Given data>
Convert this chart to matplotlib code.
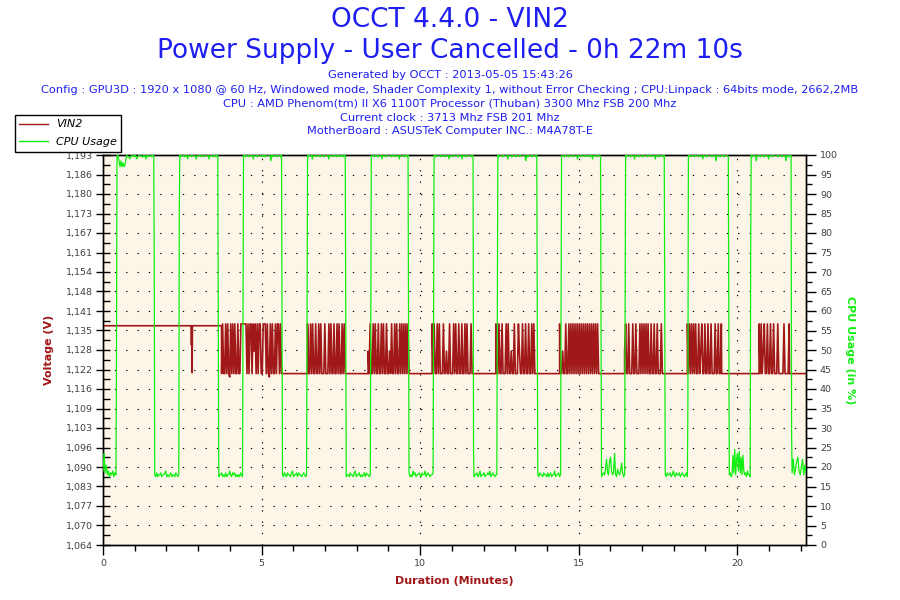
import numpy as np
import matplotlib
matplotlib.use('Agg')
import matplotlib.pyplot as plt
from matplotlib.lines import Line2D
from matplotlib.ticker import FixedLocator, MultipleLocator, FuncFormatter

# ---- data ----
duration_end = 22.17  # 0h 22m 10s

# CPU usage: times (minutes) when the load goes up / down
cpu_rise = [0.41, 2.39, 4.40, 6.42, 8.43, 10.41, 12.42, 14.43, 16.45, 18.43, 20.41]
cpu_fall = [1.60, 3.62, 5.63, 7.64, 9.62, 11.67, 13.68, 15.69, 17.70, 19.72, 21.70]
# single in-between sample on some edges (nan = none)
cpu_rise_mid = [49, 85, np.nan, np.nan, np.nan, np.nan, np.nan, 61.5, np.nan, 37, 76]
cpu_fall_mid = [74, np.nan, np.nan, np.nan, np.nan, 24, np.nan, np.nan, np.nan, np.nan, 29]
# jitter while idle (value = 17.5 + 0.5*hex digit) and while loaded (value = 100 - 0.5*hex digit)
cpu_low_noise = [
    "3c26130213021",
    "1020112011230101201102101",
    "0112010201131021201010210",
    "1021021102301120211012101",
    "0110211023011201012021101",
    "2010312011210211301210112",
    "011201301120112130121011",
    "102110211020120113011201",
    "012149218a312c1042137201",
    "10211201310211201210120",
    "1201b2e19c3d2a1b31203110",
    "29148a3159162",
]
cpu_high_noise = [
    "00363646520112100101210001100201000100",
    "0100010020001000120001000100002000100100",
    "0010001000200010000100100000301000100010",
    "0100020001000100010000200010001000100100",
    "000100010002000100000100010002000010010",
    "0010000100010002000100001000200010000100",
    "0100010000200010001000100000301000100010",
    "0001000100010000200010001000100200010001",
    "0100010002000100010000100010002000100010",
    "0010001000100020001000010003000100010001",
    "0100030001000100020001000010001000300100",
]

# VIN2 voltage levels
v_base_hi = 1.1364
v_base_lo = 1.1206
v_levels = {'H': 1.1370, 'h': 1.1335, 'm': 1.1280, 'L': 1.1206, 'l': 1.1195}
# short dip at ~2.8 min
spike_t = [2.78, 2.79, 2.80, 2.81, 2.82]
spike_v = [1.1364, 1.1300, 1.1364, 1.1209, 1.1364]
# fluctuating bursts (start, end in minutes) and the sample pattern inside
burst_start = [3.74, 6.45, 8.36, 10.38, 12.39, 14.40, 16.45, 18.43, 20.69]
burst_end = [5.63, 7.67, 9.65, 11.64, 13.65, 15.63, 17.64, 19.50, 21.64]
burst_pattern = [
    "LHLLHLHLlHLHLHLLHLLHHHHHHLHLHHLHmHLHLHHLLHHHLHLlHLHLLHLHHLHL",
    "HLLHLHLLHLLHLHLLLHLLLHLHLLHLLHLHLLHLHLL",
    "mLHLLHLHLLHLLHLHLLHLLmLHLLHLHLLHLHLHLHLHL",
    "HLHLLHLHLLLHLLmLLHLLLHLHLLHLLHLLHLHLLLHL",
    "HLLHLLHLLLHLHLLmLLHLLLHmLLHLLHLLHLLHLHLL",
    "HLLmLLHLLHLHLHLHLHLHLHLHLHLHLHLHLHLHLHL",
    "mHLLHLLLHLLHLLLHLHLHLHLHLLHLLHLLHLLLHL",
    "HLHLHLHLHLLHLmHLLHLLHLLHLLLHLLHLLH",
    "HLHLmHLLHLLHLLHLLLHLLLLLHLLLLH",
]

# axis ranges / labels
v_min, v_max = 1.064, 1.19278
x_major = [0, 5, 10, 15, 20]
cpu_ticks = list(range(0, 101, 5))

title_lines = ["OCCT 4.4.0 - VIN2", "Power Supply - User Cancelled - 0h 22m 10s"]
info_lines = [
    "Generated by OCCT : 2013-05-05 15:43:26",
    "Config : GPU3D : 1920 x 1080 @ 60 Hz, Windowed mode, Shader Complexity 1, without Error Checking ; CPU:Linpack : 64bits mode, 2662,2MB",
    "CPU : AMD Phenom(tm) II X6 1100T Processor (Thuban) 3300 Mhz FSB 200 Mhz",
    "Current clock : 3713 Mhz FSB 201 Mhz",
    "MotherBoard : ASUSTeK Computer INC.: M4A78T-E",
]

RED = '#A01818'
GREEN = '#11EE11'
BLUE = '#1E1EF0'
BG = '#FDF6E8'


def build_cpu():
    step = 1 / 32.0
    edges = [0.0] + sorted(cpu_rise + cpu_fall) + [duration_end]
    mids = []
    for r, f in zip(cpu_rise_mid, cpu_fall_mid):
        mids += [r, f]
    t, v = [], []
    for k in range(len(edges) - 1):
        if k > 0 and not np.isnan(mids[k - 1]):
            t.append(edges[k] + step * 0.5)
            v.append(mids[k - 1])
        start = edges[k] + (step if k > 0 else 0.0)
        if k % 2 == 0:
            vals = [17.5 + 0.5 * int(c, 16) for c in cpu_low_noise[k // 2]]
        else:
            vals = [100 - 0.5 * int(c, 16) for c in cpu_high_noise[k // 2]]
        t += list(np.linspace(start, edges[k + 1], len(vals)))
        v += vals
    return t, v


def build_voltage():
    t = [0.0] + spike_t
    v = [v_base_hi] + spike_v
    for i, pat in enumerate(burst_pattern):
        t.append(burst_start[i])
        v.append(v_base_hi if i == 0 else v_base_lo)
        vals = [v_levels[c] for c in pat]
        t += list(np.linspace(burst_start[i], burst_end[i], len(vals)))
        v += vals
        t.append(burst_end[i] + 0.01)
        v.append(v_base_lo)
    t.append(duration_end)
    v.append(v_base_lo)
    return t, v


fig = plt.figure(figsize=(9, 6), dpi=100)
fig.patch.set_facecolor('white')
ax = fig.add_axes([103 / 900, 1 - 545 / 600, 703 / 900, 390 / 600])
ax.set_facecolor(BG)
ax2 = ax.twinx()

vt, vv = build_voltage()
ct, cv = build_cpu()
ax.plot(vt, vv, color=RED, lw=1.2, zorder=3)
ax2.plot(ct, cv, color=GREEN, lw=0.9, zorder=3)

ax.set_xlim(0, duration_end)
ax.set_ylim(v_min, v_max)
ax2.set_ylim(0, 100)

ax.xaxis.set_major_locator(FixedLocator(x_major))
ax.xaxis.set_minor_locator(MultipleLocator(1))
ax.yaxis.set_major_locator(FixedLocator(np.linspace(v_min, v_max, 21)))
ax.yaxis.set_minor_locator(FixedLocator(np.linspace(v_min, v_max, 41)))
ax.yaxis.set_major_formatter(FuncFormatter(lambda y, p: f'{y:.3f}'.replace('.', ',')))
ax2.yaxis.set_major_locator(FixedLocator(cpu_ticks))
ax2.yaxis.set_minor_locator(MultipleLocator(2.5))

tick_color = '#404040'
ax.tick_params(axis='y', which='major', direction='inout', length=10, width=1, labelsize=6.8, labelcolor=tick_color, pad=2)
ax.tick_params(axis='y', which='minor', direction='in', length=5, width=1)
ax.tick_params(axis='x', which='major', direction='out', length=7, width=1, labelsize=6.8, labelcolor=tick_color, pad=3)
ax.tick_params(axis='x', which='minor', direction='out', length=4, width=1)
ax2.tick_params(axis='y', which='major', direction='out', length=7, width=1, labelsize=6.8, labelcolor=tick_color, pad=3)
ax2.tick_params(axis='y', which='minor', direction='out', length=4, width=1)

for a in (ax, ax2):
    for s in a.spines.values():
        s.set_color('black')
        s.set_linewidth(1)

dots = (0, (1.2, 9))
for y in np.linspace(v_min, v_max, 21)[1:-1]:
    ax.axhline(y, color='black', lw=0.8, ls=dots, zorder=1)
for x in x_major[1:]:
    ax.axvline(x, color='black', lw=0.8, ls=dots, zorder=1)

ax.set_ylabel('Voltage (V)', color=RED, fontsize=8, fontweight='bold', labelpad=9)
ax2.set_ylabel('CPU Usage (in %)', color=GREEN, fontsize=8, fontweight='bold', rotation=270, labelpad=12)
ax.set_xlabel('Duration (Minutes)', color=RED, fontsize=8, fontweight='bold', labelpad=6)

fig.text(0.5, 1 - 20 / 600, title_lines[0], ha='center', va='center', color=BLUE, fontsize=19)
fig.text(0.5, 1 - 51 / 600, title_lines[1], ha='center', va='center', color=BLUE, fontsize=19)
for y, line in zip([75, 90, 104, 118, 131], info_lines):
    fig.text(0.5, 1 - y / 600, line, ha='center', va='center', color=BLUE, fontsize=8.2)

handles = [Line2D([], [], color=RED, lw=1), Line2D([], [], color=GREEN, lw=1)]
leg = fig.legend(handles, ['VIN2', 'CPU Usage'], loc='upper left',
                 bbox_to_anchor=(15 / 900, 1 - 115 / 600), fancybox=False,
                 framealpha=1, edgecolor='black', prop={'size': 8, 'style': 'italic'},
                 handlelength=2.6, borderpad=0.4, labelspacing=0.7, handletextpad=0.7,
                 borderaxespad=0)
leg.get_frame().set_linewidth(1)

fig.savefig('out.png', dpi=100)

To be done>
Output exactly the span of lines from the top of the listing through the line holding "duration_end = 22.17", and leave every picture out.

Result of this task>
Convert this chart to matplotlib code.
import numpy as np
import matplotlib
matplotlib.use('Agg')
import matplotlib.pyplot as plt
from matplotlib.lines import Line2D
from matplotlib.ticker import FixedLocator, MultipleLocator, FuncFormatter

# ---- data ----
duration_end = 22.17  # 0h 22m 10s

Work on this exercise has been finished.